[Start INFORMATION SUPPLIED]

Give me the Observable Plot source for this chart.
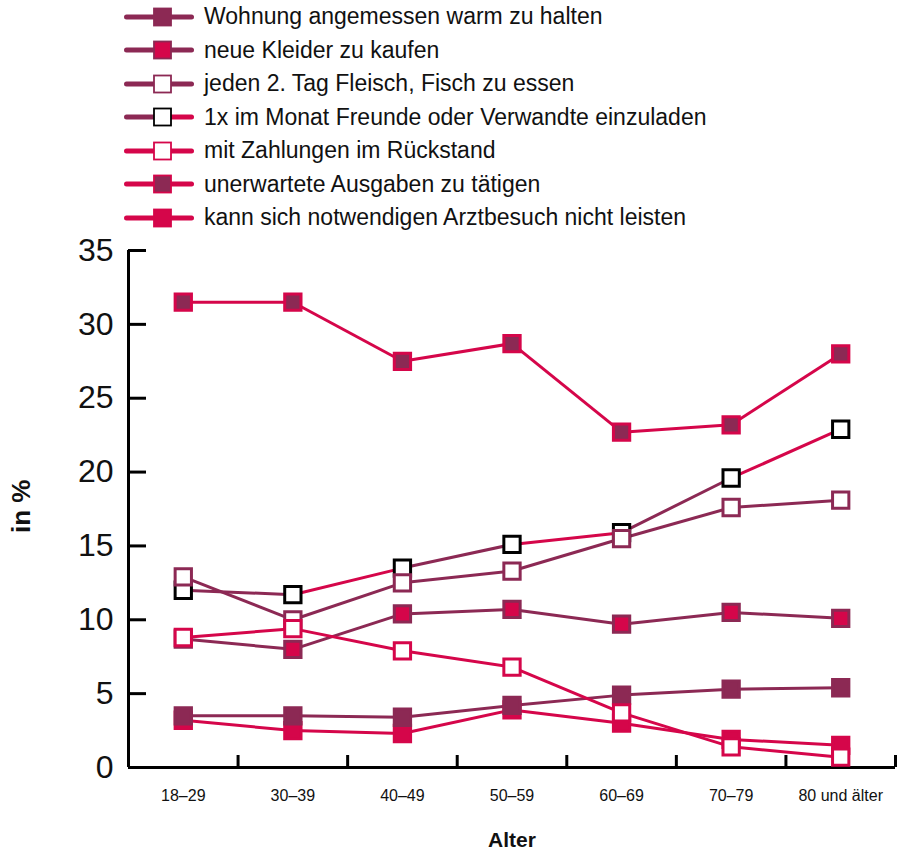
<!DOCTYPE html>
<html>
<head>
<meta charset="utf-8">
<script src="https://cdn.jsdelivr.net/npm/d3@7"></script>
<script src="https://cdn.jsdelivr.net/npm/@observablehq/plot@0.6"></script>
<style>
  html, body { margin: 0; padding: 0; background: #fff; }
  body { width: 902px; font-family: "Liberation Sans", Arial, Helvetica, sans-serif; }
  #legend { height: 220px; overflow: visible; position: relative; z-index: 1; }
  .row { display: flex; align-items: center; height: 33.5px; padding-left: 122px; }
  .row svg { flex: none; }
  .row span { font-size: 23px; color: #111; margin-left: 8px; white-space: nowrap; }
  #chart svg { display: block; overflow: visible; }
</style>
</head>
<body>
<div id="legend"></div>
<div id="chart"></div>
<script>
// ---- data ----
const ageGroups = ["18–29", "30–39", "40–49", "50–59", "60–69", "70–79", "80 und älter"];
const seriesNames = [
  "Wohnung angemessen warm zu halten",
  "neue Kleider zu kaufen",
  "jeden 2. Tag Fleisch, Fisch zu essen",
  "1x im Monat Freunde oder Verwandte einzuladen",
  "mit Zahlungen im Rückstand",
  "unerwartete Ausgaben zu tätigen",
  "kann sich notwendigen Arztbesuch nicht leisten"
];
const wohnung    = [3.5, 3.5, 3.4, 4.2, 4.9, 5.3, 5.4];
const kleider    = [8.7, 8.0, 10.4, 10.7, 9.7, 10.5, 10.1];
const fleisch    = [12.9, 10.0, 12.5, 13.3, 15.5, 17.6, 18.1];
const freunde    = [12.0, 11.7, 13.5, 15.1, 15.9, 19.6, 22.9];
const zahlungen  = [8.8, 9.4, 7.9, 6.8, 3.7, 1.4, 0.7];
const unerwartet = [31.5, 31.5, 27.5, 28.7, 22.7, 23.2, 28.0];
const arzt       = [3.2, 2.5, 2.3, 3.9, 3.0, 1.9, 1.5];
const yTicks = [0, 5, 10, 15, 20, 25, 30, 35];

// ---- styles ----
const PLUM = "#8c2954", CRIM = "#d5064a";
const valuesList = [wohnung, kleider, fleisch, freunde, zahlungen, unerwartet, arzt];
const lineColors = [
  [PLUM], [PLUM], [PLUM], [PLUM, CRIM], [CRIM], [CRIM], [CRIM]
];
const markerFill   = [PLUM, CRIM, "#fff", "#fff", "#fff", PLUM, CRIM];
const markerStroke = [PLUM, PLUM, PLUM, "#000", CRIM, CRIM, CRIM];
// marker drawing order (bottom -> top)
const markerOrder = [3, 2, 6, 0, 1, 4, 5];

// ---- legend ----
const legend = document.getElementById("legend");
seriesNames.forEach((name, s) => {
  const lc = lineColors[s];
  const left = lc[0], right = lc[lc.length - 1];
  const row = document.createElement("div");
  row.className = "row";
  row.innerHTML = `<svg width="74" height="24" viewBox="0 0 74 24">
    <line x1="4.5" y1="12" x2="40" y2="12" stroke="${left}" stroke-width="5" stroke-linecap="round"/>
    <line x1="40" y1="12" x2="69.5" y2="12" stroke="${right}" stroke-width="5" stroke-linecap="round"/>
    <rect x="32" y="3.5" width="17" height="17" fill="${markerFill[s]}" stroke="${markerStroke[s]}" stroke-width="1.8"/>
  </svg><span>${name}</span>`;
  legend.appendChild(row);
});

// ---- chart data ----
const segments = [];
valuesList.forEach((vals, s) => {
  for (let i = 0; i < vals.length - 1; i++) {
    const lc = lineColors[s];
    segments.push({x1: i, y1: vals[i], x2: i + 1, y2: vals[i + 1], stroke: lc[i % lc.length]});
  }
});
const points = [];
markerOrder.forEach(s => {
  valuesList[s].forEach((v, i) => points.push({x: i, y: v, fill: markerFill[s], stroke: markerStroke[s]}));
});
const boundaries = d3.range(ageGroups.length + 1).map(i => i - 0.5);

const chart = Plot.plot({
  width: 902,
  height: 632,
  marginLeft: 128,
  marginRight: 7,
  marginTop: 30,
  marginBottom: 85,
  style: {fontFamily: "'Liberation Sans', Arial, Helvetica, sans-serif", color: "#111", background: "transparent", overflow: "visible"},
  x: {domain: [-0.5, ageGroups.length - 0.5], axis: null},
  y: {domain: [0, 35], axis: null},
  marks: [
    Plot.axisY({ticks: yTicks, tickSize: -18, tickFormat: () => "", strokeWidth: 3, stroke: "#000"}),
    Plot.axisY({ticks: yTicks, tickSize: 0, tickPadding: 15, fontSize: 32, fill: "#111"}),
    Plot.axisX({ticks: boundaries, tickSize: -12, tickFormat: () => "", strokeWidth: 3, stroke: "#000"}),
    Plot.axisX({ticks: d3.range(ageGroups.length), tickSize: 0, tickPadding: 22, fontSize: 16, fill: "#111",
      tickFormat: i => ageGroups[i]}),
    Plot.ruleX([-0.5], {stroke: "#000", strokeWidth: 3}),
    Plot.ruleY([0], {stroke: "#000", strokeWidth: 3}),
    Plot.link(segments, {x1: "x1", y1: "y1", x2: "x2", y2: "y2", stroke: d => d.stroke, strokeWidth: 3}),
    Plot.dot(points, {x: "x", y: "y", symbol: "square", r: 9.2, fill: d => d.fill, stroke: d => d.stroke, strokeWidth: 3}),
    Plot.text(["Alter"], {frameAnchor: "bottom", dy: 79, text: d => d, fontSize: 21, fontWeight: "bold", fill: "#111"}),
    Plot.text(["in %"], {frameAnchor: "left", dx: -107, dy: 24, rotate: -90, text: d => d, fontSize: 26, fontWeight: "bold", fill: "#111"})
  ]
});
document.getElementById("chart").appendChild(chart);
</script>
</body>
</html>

[End INFORMATION SUPPLIED]

• [GOAL OF THE EXERCISE]
The material above must be printed exactly, with its pictures left out.

• [THE COMPLETED TASK]
Give me the Observable Plot source for this chart.
<!DOCTYPE html>
<html>
<head>
<meta charset="utf-8">
<script src="https://cdn.jsdelivr.net/npm/d3@7"></script>
<script src="https://cdn.jsdelivr.net/npm/@observablehq/plot@0.6"></script>
<style>
  html, body { margin: 0; padding: 0; background: #fff; }
  body { width: 902px; font-family: "Liberation Sans", Arial, Helvetica, sans-serif; }
  #legend { height: 220px; overflow: visible; position: relative; z-index: 1; }
  .row { display: flex; align-items: center; height: 33.5px; padding-left: 122px; }
  .row svg { flex: none; }
  .row span { font-size: 23px; color: #111; margin-left: 8px; white-space: nowrap; }
  #chart svg { display: block; overflow: visible; }
</style>
</head>
<body>
<div id="legend"></div>
<div id="chart"></div>
<script>
// ---- data ----
const ageGroups = ["18–29", "30–39", "40–49", "50–59", "60–69", "70–79", "80 und älter"];
const seriesNames = [
  "Wohnung angemessen warm zu halten",
  "neue Kleider zu kaufen",
  "jeden 2. Tag Fleisch, Fisch zu essen",
  "1x im Monat Freunde oder Verwandte einzuladen",
  "mit Zahlungen im Rückstand",
  "unerwartete Ausgaben zu tätigen",
  "kann sich notwendigen Arztbesuch nicht leisten"
];
const wohnung    = [3.5, 3.5, 3.4, 4.2, 4.9, 5.3, 5.4];
const kleider    = [8.7, 8.0, 10.4, 10.7, 9.7, 10.5, 10.1];
const fleisch    = [12.9, 10.0, 12.5, 13.3, 15.5, 17.6, 18.1];
const freunde    = [12.0, 11.7, 13.5, 15.1, 15.9, 19.6, 22.9];
const zahlungen  = [8.8, 9.4, 7.9, 6.8, 3.7, 1.4, 0.7];
const unerwartet = [31.5, 31.5, 27.5, 28.7, 22.7, 23.2, 28.0];
const arzt       = [3.2, 2.5, 2.3, 3.9, 3.0, 1.9, 1.5];
const yTicks = [0, 5, 10, 15, 20, 25, 30, 35];

// ---- styles ----
const PLUM = "#8c2954", CRIM = "#d5064a";
const valuesList = [wohnung, kleider, fleisch, freunde, zahlungen, unerwartet, arzt];
const lineColors = [
  [PLUM], [PLUM], [PLUM], [PLUM, CRIM], [CRIM], [CRIM], [CRIM]
];
const markerFill   = [PLUM, CRIM, "#fff", "#fff", "#fff", PLUM, CRIM];
const markerStroke = [PLUM, PLUM, PLUM, "#000", CRIM, CRIM, CRIM];
// marker drawing order (bottom -> top)
const markerOrder = [3, 2, 6, 0, 1, 4, 5];

// ---- legend ----
const legend = document.getElementById("legend");
seriesNames.forEach((name, s) => {
  const lc = lineColors[s];
  const left = lc[0], right = lc[lc.length - 1];
  const row = document.createElement("div");
  row.className = "row";
  row.innerHTML = `<svg width="74" height="24" viewBox="0 0 74 24">
    <line x1="4.5" y1="12" x2="40" y2="12" stroke="${left}" stroke-width="5" stroke-linecap="round"/>
    <line x1="40" y1="12" x2="69.5" y2="12" stroke="${right}" stroke-width="5" stroke-linecap="round"/>
    <rect x="32" y="3.5" width="17" height="17" fill="${markerFill[s]}" stroke="${markerStroke[s]}" stroke-width="1.8"/>
  </svg><span>${name}</span>`;
  legend.appendChild(row);
});

// ---- chart data ----
const segments = [];
valuesList.forEach((vals, s) => {
  for (let i = 0; i < vals.length - 1; i++) {
    const lc = lineColors[s];
    segments.push({x1: i, y1: vals[i], x2: i + 1, y2: vals[i + 1], stroke: lc[i % lc.length]});
  }
});
const points = [];
markerOrder.forEach(s => {
  valuesList[s].forEach((v, i) => points.push({x: i, y: v, fill: markerFill[s], stroke: markerStroke[s]}));
});
const boundaries = d3.range(ageGroups.length + 1).map(i => i - 0.5);

const chart = Plot.plot({
  width: 902,
  height: 632,
  marginLeft: 128,
  marginRight: 7,
  marginTop: 30,
  marginBottom: 85,
  style: {fontFamily: "'Liberation Sans', Arial, Helvetica, sans-serif", color: "#111", background: "transparent", overflow: "visible"},
  x: {domain: [-0.5, ageGroups.length - 0.5], axis: null},
  y: {domain: [0, 35], axis: null},
  marks: [
    Plot.axisY({ticks: yTicks, tickSize: -18, tickFormat: () => "", strokeWidth: 3, stroke: "#000"}),
    Plot.axisY({ticks: yTicks, tickSize: 0, tickPadding: 15, fontSize: 32, fill: "#111"}),
    Plot.axisX({ticks: boundaries, tickSize: -12, tickFormat: () => "", strokeWidth: 3, stroke: "#000"}),
    Plot.axisX({ticks: d3.range(ageGroups.length), tickSize: 0, tickPadding: 22, fontSize: 16, fill: "#111",
      tickFormat: i => ageGroups[i]}),
    Plot.ruleX([-0.5], {stroke: "#000", strokeWidth: 3}),
    Plot.ruleY([0], {stroke: "#000", strokeWidth: 3}),
    Plot.link(segments, {x1: "x1", y1: "y1", x2: "x2", y2: "y2", stroke: d => d.stroke, strokeWidth: 3}),
    Plot.dot(points, {x: "x", y: "y", symbol: "square", r: 9.2, fill: d => d.fill, stroke: d => d.stroke, strokeWidth: 3}),
    Plot.text(["Alter"], {frameAnchor: "bottom", dy: 79, text: d => d, fontSize: 21, fontWeight: "bold", fill: "#111"}),
    Plot.text(["in %"], {frameAnchor: "left", dx: -107, dy: 24, rotate: -90, text: d => d, fontSize: 26, fontWeight: "bold", fill: "#111"})
  ]
});
document.getElementById("chart").appendChild(chart);
</script>
</body>
</html>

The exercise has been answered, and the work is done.